Given instruction
Repeat exactly the lines from the one containing "Output the Python" through the one containing "import matplotlib.pyplot as plt", both lines included, please, without any other lines.
━━━━━━━━━━
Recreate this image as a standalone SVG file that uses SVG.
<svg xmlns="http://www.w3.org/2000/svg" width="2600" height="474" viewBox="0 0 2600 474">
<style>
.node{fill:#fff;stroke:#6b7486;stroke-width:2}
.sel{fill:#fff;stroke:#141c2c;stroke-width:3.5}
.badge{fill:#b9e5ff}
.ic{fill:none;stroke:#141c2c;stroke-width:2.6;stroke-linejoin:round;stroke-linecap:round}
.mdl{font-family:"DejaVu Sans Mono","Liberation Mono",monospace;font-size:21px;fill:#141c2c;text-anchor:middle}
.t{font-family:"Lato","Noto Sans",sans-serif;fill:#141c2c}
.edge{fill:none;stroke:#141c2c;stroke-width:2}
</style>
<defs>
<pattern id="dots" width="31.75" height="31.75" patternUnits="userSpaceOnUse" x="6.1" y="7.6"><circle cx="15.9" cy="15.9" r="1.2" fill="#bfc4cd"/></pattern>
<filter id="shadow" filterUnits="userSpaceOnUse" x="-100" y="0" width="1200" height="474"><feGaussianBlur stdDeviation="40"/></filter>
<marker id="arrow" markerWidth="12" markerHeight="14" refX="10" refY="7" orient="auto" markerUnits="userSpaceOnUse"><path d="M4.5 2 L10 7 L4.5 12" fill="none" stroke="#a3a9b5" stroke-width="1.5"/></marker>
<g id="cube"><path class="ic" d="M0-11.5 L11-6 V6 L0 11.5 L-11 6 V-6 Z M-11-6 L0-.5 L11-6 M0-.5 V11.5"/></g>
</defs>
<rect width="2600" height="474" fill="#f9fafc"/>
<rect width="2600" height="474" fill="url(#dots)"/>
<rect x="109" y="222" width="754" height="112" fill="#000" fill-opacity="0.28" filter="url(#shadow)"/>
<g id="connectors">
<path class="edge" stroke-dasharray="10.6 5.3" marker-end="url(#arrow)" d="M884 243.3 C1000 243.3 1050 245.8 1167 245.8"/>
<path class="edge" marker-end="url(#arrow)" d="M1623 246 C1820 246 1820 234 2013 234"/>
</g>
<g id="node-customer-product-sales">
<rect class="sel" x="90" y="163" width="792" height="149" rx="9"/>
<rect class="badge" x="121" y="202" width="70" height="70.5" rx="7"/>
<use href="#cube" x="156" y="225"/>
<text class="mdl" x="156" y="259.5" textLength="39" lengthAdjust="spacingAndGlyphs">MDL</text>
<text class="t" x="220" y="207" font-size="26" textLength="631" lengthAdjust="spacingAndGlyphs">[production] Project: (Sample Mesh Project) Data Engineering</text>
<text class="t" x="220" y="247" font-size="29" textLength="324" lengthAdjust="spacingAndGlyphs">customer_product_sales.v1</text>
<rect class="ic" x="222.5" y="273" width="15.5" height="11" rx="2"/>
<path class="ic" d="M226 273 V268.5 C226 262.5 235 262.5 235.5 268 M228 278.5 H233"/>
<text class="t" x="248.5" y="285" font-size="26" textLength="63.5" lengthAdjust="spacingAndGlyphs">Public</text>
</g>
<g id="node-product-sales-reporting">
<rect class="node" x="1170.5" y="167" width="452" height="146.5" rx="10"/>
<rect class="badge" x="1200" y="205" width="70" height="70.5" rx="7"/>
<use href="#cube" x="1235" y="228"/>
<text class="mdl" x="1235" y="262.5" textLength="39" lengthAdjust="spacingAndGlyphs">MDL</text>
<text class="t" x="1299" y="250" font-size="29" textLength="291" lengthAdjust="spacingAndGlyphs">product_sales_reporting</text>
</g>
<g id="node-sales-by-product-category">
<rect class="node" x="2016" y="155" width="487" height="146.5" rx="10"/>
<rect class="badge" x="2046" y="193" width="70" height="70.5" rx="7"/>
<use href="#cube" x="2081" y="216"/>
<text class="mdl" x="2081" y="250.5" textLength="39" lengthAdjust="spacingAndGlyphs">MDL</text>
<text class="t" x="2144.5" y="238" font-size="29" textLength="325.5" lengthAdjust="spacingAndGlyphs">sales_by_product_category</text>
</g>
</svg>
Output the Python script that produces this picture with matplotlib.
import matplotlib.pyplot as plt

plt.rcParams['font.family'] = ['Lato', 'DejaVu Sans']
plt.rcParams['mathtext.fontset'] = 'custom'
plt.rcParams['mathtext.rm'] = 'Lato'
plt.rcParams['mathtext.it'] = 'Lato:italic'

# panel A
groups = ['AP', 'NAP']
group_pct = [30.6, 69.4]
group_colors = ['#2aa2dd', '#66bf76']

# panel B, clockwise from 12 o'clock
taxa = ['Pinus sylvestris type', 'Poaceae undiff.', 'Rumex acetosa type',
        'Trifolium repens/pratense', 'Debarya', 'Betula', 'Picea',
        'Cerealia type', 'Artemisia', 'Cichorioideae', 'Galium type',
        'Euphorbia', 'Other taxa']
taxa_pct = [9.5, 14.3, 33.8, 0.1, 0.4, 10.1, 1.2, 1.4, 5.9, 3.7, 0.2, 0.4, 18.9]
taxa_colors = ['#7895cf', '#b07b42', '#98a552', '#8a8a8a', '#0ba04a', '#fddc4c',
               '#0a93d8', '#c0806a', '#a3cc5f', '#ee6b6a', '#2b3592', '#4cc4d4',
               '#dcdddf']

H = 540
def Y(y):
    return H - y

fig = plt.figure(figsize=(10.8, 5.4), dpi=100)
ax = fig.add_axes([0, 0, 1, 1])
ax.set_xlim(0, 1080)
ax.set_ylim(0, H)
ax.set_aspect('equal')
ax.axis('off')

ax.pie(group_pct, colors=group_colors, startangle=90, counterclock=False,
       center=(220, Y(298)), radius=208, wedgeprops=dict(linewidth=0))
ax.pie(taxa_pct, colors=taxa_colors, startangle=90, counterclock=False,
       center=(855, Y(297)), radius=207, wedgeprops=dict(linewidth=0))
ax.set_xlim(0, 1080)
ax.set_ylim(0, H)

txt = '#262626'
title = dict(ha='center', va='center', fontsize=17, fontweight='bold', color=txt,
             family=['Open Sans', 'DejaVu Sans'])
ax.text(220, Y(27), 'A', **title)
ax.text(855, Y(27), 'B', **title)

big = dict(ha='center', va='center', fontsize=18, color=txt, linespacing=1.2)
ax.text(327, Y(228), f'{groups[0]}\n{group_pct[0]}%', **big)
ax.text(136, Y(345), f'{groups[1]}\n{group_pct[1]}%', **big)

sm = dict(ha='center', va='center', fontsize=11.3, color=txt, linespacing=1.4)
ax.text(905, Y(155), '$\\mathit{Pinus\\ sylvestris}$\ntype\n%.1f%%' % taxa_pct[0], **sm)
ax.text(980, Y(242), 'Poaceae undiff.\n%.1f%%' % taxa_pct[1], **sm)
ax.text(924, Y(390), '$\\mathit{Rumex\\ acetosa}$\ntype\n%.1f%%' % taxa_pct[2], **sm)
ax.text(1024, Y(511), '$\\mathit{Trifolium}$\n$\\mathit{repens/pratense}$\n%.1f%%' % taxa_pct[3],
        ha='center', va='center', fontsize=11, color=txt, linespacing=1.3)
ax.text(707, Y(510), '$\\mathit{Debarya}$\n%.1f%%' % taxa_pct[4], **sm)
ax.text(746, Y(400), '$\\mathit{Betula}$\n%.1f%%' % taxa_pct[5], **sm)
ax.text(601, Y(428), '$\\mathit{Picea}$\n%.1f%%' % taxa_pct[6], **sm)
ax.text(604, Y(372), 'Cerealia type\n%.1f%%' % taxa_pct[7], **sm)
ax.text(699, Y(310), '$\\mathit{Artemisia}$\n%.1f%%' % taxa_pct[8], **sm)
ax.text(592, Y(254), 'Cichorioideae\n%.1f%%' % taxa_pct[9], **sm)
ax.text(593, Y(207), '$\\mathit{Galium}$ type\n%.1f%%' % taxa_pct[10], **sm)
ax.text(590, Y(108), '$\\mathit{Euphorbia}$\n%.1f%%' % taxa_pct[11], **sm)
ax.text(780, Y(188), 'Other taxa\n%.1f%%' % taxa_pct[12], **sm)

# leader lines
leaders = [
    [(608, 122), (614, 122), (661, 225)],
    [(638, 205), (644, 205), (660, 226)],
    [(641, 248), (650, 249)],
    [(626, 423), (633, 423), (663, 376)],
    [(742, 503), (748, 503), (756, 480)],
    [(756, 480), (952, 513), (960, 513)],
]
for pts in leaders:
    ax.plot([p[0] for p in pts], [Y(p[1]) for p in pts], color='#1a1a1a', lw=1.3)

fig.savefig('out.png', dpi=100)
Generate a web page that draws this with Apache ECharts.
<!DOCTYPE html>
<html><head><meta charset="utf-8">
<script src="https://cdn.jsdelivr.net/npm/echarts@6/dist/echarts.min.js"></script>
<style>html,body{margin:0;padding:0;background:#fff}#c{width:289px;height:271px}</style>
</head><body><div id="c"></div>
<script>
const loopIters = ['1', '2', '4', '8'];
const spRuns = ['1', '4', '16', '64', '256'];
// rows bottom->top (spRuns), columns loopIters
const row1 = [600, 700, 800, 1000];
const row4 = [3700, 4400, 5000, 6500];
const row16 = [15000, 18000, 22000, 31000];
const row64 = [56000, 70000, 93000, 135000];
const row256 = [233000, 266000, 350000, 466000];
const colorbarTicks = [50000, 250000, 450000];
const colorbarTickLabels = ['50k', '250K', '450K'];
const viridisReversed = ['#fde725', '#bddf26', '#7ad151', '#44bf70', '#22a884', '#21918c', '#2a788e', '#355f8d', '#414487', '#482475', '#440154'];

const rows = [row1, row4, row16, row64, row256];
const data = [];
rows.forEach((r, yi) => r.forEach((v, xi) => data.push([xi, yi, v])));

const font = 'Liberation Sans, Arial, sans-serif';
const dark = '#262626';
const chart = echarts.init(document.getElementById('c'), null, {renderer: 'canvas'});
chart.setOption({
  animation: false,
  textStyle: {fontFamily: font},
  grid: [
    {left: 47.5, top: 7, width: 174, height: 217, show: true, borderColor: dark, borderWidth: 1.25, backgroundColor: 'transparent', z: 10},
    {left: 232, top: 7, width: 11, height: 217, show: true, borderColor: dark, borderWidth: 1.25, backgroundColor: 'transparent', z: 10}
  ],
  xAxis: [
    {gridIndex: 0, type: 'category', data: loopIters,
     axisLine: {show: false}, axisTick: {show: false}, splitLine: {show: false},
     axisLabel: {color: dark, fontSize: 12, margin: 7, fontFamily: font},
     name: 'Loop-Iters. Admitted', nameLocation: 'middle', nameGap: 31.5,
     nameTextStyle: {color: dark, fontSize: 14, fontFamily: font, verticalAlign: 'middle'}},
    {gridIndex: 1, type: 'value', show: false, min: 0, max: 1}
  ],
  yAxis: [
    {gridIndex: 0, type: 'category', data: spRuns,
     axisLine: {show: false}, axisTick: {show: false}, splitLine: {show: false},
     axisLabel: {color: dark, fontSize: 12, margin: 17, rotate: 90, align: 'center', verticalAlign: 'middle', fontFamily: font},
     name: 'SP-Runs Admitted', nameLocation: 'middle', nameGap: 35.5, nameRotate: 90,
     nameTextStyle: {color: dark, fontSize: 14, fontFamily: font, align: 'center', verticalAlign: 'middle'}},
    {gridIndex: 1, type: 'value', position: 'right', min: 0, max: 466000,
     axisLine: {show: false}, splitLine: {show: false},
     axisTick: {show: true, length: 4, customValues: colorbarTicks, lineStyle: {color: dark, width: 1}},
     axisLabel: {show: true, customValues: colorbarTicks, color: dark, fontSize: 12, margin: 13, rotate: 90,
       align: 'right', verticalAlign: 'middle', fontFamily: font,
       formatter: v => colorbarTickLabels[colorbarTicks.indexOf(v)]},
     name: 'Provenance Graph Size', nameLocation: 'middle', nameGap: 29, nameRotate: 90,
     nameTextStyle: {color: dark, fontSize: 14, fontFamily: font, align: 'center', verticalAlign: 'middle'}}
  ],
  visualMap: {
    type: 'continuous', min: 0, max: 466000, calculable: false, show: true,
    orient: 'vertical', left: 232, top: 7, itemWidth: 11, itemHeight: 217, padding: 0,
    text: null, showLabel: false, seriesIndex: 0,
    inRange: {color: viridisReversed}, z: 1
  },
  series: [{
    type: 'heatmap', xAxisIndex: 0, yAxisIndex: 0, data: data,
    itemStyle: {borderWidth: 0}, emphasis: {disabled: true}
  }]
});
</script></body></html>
━━━━━━━━━━
Problem solution
Output the Python script that produces this picture with matplotlib.
import matplotlib.pyplot as plt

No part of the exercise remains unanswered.